* _PROBLEM REQUIREMENTS_
Beginning with the first line below, please repeat the material exactly, ending with the line that includes "[number, number, number];".
start MATERIAL PROVIDED
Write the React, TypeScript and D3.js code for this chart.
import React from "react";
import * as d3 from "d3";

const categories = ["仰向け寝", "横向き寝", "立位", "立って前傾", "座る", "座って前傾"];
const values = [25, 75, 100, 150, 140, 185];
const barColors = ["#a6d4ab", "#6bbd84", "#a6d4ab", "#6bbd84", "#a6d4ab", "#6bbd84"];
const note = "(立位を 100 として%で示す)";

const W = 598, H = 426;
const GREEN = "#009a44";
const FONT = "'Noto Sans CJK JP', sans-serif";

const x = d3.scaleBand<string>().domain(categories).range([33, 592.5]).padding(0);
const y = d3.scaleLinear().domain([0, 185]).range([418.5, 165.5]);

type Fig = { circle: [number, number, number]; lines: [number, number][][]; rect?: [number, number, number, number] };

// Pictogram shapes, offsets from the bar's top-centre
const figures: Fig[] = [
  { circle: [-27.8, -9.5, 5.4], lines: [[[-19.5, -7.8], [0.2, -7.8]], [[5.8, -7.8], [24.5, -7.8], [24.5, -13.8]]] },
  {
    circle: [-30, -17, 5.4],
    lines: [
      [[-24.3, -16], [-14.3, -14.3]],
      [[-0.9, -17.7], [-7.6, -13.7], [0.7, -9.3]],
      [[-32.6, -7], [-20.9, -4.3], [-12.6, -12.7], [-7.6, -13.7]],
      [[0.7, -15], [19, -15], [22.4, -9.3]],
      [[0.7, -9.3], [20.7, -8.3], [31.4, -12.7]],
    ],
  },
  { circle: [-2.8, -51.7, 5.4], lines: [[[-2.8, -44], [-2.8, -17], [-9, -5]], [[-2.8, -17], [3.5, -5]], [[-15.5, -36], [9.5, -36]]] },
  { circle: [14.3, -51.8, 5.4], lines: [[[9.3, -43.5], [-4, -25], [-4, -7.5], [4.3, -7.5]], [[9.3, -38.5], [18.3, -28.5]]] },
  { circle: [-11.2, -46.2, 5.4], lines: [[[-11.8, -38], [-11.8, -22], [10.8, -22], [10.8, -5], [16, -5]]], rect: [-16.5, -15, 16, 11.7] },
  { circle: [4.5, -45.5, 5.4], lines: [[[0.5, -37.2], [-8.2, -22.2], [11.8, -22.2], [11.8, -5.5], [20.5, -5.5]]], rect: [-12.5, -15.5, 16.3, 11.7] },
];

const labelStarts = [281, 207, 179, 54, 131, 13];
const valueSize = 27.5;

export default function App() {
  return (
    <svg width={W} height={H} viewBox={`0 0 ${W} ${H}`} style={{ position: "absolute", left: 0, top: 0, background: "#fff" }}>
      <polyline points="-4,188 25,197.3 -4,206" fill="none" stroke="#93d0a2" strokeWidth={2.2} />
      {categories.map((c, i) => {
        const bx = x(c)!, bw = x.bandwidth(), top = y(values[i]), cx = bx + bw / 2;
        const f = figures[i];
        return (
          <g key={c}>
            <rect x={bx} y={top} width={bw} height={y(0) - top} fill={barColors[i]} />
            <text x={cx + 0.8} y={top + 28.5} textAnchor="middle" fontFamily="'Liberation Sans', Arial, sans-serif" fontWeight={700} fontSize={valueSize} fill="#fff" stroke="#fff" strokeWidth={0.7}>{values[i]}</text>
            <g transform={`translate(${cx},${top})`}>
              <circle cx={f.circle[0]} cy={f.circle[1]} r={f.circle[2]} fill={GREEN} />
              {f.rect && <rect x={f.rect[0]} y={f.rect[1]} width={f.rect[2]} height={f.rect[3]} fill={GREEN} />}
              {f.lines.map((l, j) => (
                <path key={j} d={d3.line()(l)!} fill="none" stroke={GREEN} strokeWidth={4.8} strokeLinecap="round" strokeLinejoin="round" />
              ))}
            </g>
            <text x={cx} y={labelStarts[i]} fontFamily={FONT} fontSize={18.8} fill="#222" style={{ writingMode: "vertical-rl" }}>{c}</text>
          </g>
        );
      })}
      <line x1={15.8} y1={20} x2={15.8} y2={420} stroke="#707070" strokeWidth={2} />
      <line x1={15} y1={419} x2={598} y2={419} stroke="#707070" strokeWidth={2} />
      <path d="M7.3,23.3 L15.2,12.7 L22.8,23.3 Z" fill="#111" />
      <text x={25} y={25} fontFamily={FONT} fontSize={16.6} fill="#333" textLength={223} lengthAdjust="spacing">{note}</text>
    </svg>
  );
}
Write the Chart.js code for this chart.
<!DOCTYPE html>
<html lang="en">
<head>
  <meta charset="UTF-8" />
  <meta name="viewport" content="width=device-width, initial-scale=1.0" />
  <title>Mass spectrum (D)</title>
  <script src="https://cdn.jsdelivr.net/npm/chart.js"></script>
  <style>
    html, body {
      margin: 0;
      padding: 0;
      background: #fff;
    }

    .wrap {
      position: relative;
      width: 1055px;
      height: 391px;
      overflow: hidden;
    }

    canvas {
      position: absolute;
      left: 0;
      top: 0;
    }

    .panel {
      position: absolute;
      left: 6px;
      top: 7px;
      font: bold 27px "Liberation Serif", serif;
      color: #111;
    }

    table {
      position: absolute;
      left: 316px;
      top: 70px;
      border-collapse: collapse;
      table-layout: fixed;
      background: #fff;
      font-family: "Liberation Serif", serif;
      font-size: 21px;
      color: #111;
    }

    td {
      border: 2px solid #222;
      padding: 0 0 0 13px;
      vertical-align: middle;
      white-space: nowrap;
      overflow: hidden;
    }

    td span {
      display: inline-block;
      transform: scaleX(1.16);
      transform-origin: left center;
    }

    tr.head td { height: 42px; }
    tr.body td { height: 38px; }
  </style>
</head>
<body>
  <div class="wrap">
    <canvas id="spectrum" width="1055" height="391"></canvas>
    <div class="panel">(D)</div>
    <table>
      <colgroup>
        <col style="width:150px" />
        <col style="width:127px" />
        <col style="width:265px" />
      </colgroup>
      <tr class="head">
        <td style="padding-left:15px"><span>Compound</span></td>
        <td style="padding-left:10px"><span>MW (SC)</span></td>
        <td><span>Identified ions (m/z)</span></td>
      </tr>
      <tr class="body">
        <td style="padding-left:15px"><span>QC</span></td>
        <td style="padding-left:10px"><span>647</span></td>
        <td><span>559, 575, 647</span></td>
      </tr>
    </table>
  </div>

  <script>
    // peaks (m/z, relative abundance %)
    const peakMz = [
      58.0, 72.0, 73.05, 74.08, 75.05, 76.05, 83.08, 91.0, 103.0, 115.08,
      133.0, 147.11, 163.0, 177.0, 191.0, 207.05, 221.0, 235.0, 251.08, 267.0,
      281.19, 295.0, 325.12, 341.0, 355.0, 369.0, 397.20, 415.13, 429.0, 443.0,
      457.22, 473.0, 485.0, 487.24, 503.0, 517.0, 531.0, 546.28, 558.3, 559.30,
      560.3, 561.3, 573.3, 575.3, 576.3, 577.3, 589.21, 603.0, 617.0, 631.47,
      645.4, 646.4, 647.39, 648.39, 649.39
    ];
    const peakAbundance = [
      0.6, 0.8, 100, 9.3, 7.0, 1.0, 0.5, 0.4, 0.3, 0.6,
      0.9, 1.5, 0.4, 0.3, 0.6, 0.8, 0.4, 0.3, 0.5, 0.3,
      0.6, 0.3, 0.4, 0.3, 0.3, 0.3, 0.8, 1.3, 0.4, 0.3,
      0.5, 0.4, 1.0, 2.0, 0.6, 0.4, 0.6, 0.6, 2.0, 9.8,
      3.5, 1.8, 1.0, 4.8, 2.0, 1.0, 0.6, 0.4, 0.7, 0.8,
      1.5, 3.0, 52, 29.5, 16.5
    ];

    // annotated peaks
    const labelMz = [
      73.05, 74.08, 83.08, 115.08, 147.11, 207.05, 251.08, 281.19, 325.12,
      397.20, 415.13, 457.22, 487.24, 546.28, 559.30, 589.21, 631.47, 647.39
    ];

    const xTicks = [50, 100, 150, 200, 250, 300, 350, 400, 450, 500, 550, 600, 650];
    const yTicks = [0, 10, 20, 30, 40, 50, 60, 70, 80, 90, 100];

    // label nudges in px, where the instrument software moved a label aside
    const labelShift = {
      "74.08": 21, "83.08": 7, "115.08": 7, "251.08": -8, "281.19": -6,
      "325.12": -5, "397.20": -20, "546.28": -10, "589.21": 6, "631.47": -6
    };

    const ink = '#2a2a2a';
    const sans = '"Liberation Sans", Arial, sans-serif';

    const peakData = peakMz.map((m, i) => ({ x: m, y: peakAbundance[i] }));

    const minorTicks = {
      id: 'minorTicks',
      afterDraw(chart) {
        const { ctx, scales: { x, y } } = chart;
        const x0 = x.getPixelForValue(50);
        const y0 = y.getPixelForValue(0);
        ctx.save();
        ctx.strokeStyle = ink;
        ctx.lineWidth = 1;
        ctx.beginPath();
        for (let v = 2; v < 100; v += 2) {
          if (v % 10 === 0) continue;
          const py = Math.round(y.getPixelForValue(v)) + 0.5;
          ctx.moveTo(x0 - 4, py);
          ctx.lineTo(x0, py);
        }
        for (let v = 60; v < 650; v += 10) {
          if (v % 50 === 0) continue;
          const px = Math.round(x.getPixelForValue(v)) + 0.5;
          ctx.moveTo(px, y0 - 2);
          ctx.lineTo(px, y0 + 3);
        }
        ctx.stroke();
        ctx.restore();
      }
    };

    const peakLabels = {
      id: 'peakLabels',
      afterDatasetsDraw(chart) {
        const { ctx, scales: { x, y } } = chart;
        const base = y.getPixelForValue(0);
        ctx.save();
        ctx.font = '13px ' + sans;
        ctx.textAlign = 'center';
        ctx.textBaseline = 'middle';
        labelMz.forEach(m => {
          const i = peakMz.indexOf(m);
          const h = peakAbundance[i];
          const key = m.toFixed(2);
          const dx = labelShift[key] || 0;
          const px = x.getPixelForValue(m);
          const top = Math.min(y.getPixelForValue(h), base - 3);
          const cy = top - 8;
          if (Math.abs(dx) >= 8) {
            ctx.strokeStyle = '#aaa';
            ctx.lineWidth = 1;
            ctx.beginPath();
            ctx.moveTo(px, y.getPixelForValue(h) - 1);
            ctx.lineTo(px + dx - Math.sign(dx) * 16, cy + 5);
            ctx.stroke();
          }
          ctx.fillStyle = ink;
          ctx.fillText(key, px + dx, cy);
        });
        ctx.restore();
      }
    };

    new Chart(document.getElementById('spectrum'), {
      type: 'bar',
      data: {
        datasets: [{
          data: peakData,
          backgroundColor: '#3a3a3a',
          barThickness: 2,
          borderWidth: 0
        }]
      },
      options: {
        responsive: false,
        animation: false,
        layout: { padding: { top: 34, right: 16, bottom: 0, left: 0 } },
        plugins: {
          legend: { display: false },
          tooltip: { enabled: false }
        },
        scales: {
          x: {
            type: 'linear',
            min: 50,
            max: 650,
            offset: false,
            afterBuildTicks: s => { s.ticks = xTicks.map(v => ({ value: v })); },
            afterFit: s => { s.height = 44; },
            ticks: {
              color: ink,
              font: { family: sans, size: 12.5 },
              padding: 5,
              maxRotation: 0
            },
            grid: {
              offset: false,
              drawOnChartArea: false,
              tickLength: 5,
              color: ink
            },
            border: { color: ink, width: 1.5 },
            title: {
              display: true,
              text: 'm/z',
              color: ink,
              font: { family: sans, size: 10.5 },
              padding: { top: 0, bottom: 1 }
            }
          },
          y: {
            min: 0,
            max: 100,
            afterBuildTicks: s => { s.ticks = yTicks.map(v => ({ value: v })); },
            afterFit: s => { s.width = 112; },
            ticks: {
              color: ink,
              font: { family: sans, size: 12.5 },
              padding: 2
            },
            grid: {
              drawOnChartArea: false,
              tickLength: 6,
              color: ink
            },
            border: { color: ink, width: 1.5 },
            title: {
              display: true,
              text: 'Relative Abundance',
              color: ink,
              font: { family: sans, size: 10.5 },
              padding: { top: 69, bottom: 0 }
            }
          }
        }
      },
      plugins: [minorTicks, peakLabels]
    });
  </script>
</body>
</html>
end MATERIAL PROVIDED
* _THE RESULT_
Write the React, TypeScript and D3.js code for this chart.
import React from "react";
import * as d3 from "d3";

const categories = ["仰向け寝", "横向き寝", "立位", "立って前傾", "座る", "座って前傾"];
const values = [25, 75, 100, 150, 140, 185];
const barColors = ["#a6d4ab", "#6bbd84", "#a6d4ab", "#6bbd84", "#a6d4ab", "#6bbd84"];
const note = "(立位を 100 として%で示す)";

const W = 598, H = 426;
const GREEN = "#009a44";
const FONT = "'Noto Sans CJK JP', sans-serif";

const x = d3.scaleBand<string>().domain(categories).range([33, 592.5]).padding(0);
const y = d3.scaleLinear().domain([0, 185]).range([418.5, 165.5]);

type Fig = { circle: [number, number, number]; lines: [number, number][][]; rect?: [number, number, number, number] };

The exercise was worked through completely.